I was still sitting there, I think probably in some little state of shock – just from the whole day’s weidness, when I heard Guy shout upstairs. Sometimes when he dreams, he makes these half muffled shouts. And I thought that’s what it was. Usually just one or two sounds he makes in these dreams before he wakes himself up. But I heard it again. And then again – louder, and I started up, suddenly wondering if he was having a heart attack or something. Then this giant yell, and I ran up the stairs and shouted his name.
This sheepish, drowsy voice answered me. He was fine. He’d been dreaming of a lion. Scaring it away – from Marvin, actually, who had been asleep on a yard swing—who remained blessedly, it seems, unaware of lion, Guy and the helecopter over head.
If you could be certain that there are walls around days, defining them as discrete – you could pick up a day, put it in a drawer, and be done with it. That is not, of course, what life is like on this planet. I think I am still shaken by all of this. Not terrorized, just awakened, as anyone who has had their “normal” world disrupted, to the fact that you cannot expect the lovely things to be safe from intrusion. Certainly the people of Boston have not put anything in a drawer yet. And “disrupted” is, for them, a wild understatement.

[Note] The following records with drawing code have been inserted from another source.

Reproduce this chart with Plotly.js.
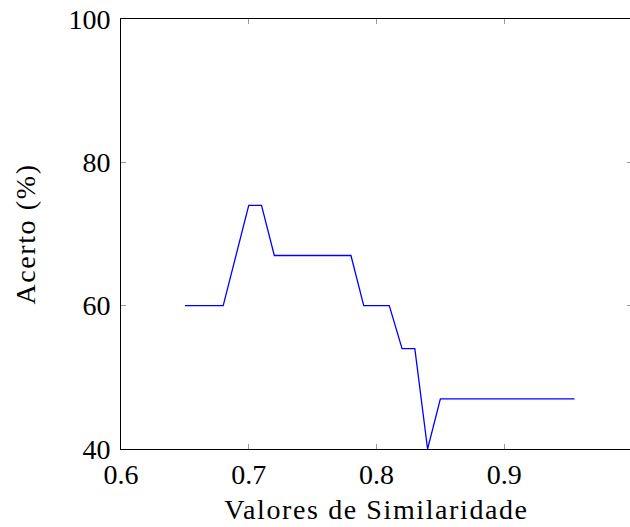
<!DOCTYPE html>
<html>
<head>
<meta charset="utf-8">
<script src="https://cdn.plot.ly/plotly-3.0.1.min.js"></script>
<style>
html,body{margin:0;padding:0;overflow:hidden;background:#fff;width:630px;height:527px;}
#chart{width:640px;height:527px;}
.xtitle,.ytitle{letter-spacing:1.6px;}
</style>
</head>
<body>
<div id="chart"></div>
<script>
// Similarity threshold values (x) and accuracy in % (y)
const similarity = [0.65, 0.68, 0.70, 0.71, 0.72, 0.78, 0.79, 0.81, 0.82, 0.83, 0.84, 0.85, 0.955];
const accuracy   = [60,   60,   74,   74,   67,   67,   60,   60,   54,   54,   40,   47,   47];
const xTicks = [0.6, 0.7, 0.8, 0.9];
const xTickText = ["0.6", "0.7", "0.8", "0.9"];
const yTicks = [40, 60, 80, 100];
const yTickText = ["40", "60", "80", "100"];

const font = {family: "Liberation Serif, DejaVu Serif, serif", size: 28, color: "#000"};

const trace = {
  x: similarity, y: accuracy, type: "scatter", mode: "lines",
  line: {color: "#0000ff", width: 1.3}, hoverinfo: "skip"
};

const axisCommon = {
  showline: true, linecolor: "#000", linewidth: 1, mirror: "ticks",
  ticks: "inside", ticklen: 5, tickcolor: "#999", tickwidth: 1,
  showgrid: false, zeroline: false, tickfont: font
};

const layout = {
  width: 640, height: 527,
  margin: {l: 121, r: 8, t: 19, b: 78},
  paper_bgcolor: "#fff", plot_bgcolor: "#fff",
  showlegend: false,
  font: font,
  xaxis: Object.assign({}, axisCommon, {
    range: [0.6, 1.0], tickvals: xTicks, ticktext: xTickText,
    ticklabelstandoff: 0,
    title: {text: "Valores de Similaridade", font: font, standoff: 10}
  }),
  yaxis: Object.assign({}, axisCommon, {
    range: [40, 100], tickvals: yTicks, ticktext: yTickText,
    ticklabelstandoff: 4,
    title: {text: "Acerto (%)", font: font, standoff: 24}
  })
};

Plotly.newPlot("chart", [trace], layout, {displayModeBar: false, staticPlot: true});
</script>
</body>
</html>
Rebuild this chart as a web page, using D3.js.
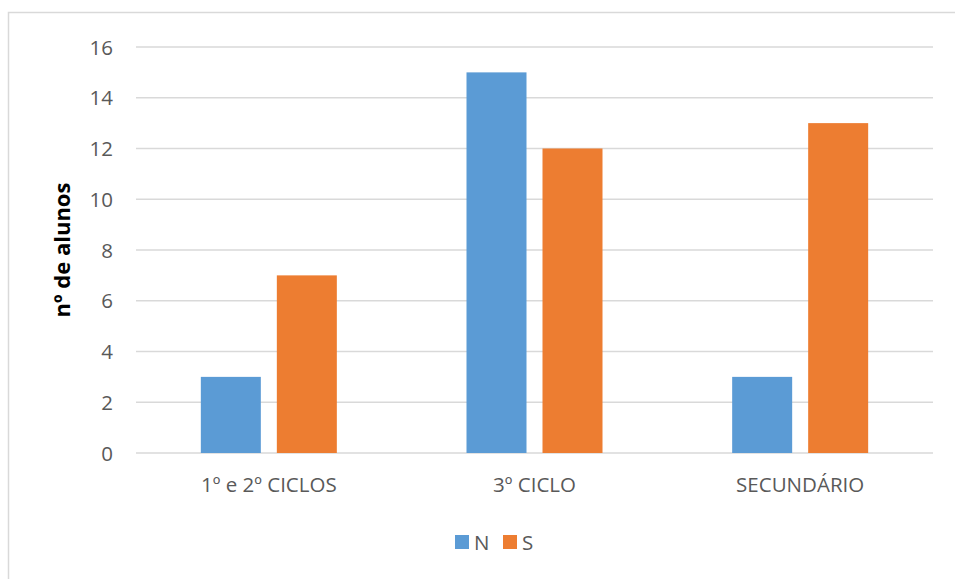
<!DOCTYPE html>
<html><head><meta charset="utf-8">
<script src="https://cdn.jsdelivr.net/npm/d3@7"></script>
<style>body{margin:0;background:#fff}svg{display:block}</style>
</head><body>
<svg id="c" width="955" height="579"></svg>
<script>
const categories = ["1º e 2º CICLOS", "3º CICLO", "SECUNDÁRIO"];
const seriesNames = ["N", "S"];
const valuesN = [3, 15, 3];
const valuesS = [7, 12, 13];
const yTicks = [0, 2, 4, 6, 8, 10, 12, 14, 16];
const colors = ["#5B9BD5", "#ED7D31"];
const font = "'Open Sans', sans-serif";

const svg = d3.select("#c");
const plotLeft = 136, plotRight = 933, plotTop = 47, plotBottom = 453;

svg.append("path").attr("d", "M8.5,579 V12.5 H955").attr("fill","none").attr("stroke","#d9d9d9").attr("stroke-width",1.5);

const y = d3.scaleLinear().domain([0,16]).range([plotBottom, plotTop]);
const x0 = d3.scaleBand().domain(categories).range([plotLeft, plotRight]);
const barW = 60, gap = 16;

svg.append("g").selectAll("line").data(yTicks).join("line")
  .attr("x1", plotLeft).attr("x2", plotRight)
  .attr("y1", d => y(d)).attr("y2", d => y(d))
  .attr("stroke", "#d9d9d9").attr("stroke-width", 1.5);

const yAxis = d3.axisLeft(y).tickValues(yTicks).tickSize(0).tickPadding(0);
const ya = svg.append("g").attr("transform", "translate(113,0)").call(yAxis);
ya.select(".domain").remove();
ya.selectAll("text").attr("font-family", font).attr("font-size", 20.5).attr("fill", "#595959").attr("dy","0.35em");

const data = categories.map((c,i) => ({c, vals:[valuesN[i], valuesS[i]]}));
data.forEach(d => {
  const cx = x0(d.c) + x0.bandwidth()/2;
  d.vals.forEach((v,j) => {
    const bx = j === 0 ? cx - gap/2 - barW : cx + gap/2;
    svg.append("rect").attr("x", bx).attr("width", barW)
      .attr("y", y(v)).attr("height", y(0)-y(v)).attr("fill", colors[j]);
  });
});

const xAxis = d3.axisBottom(x0).tickSize(0).tickPadding(0);
const xa = svg.append("g").attr("transform", `translate(0,${plotBottom})`).call(xAxis);
xa.select(".domain").remove();
xa.selectAll("text").attr("font-family", font).attr("font-size", 20.5).attr("fill", "#595959").attr("dy", null).attr("y", 39);

svg.append("text").attr("transform", "translate(70,250) rotate(-90)")
  .attr("text-anchor","middle").attr("font-family", font).attr("font-size", 22)
  .attr("font-weight","bold").attr("fill","#000").text("nº de alunos");

const legX = [455, 503];
seriesNames.forEach((s,i) => {
  svg.append("rect").attr("x", legX[i]).attr("y", 535).attr("width", 14).attr("height", 14).attr("fill", colors[i]);
  svg.append("text").attr("x", legX[i]+19).attr("y", 550).attr("font-family", font).attr("font-size", 20.5).attr("fill","#595959").text(s);
});
</script>
</body></html>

That said, I did sleep that night. And I woke up the next day and got back to business. Until I had that dream Wednesday night – but there you are.
end note:
The helicopter? Searching for the little girl, up and down the river. The horrible thought of finding her in the river . . .. That’s why it was at nearly ground level. If I had had anything left, I’d have gone to the window, or outside, to try to see what was going on. But it was all too surreal.
The little girl was found the next morning a couple of cities to the north. Nobody has told us why she was there or how she ended up there. But she was fine—after a night of her parents’ anguish. If this was somebody running away from home – I’d like to shake her selfish little self till her teeth rattle.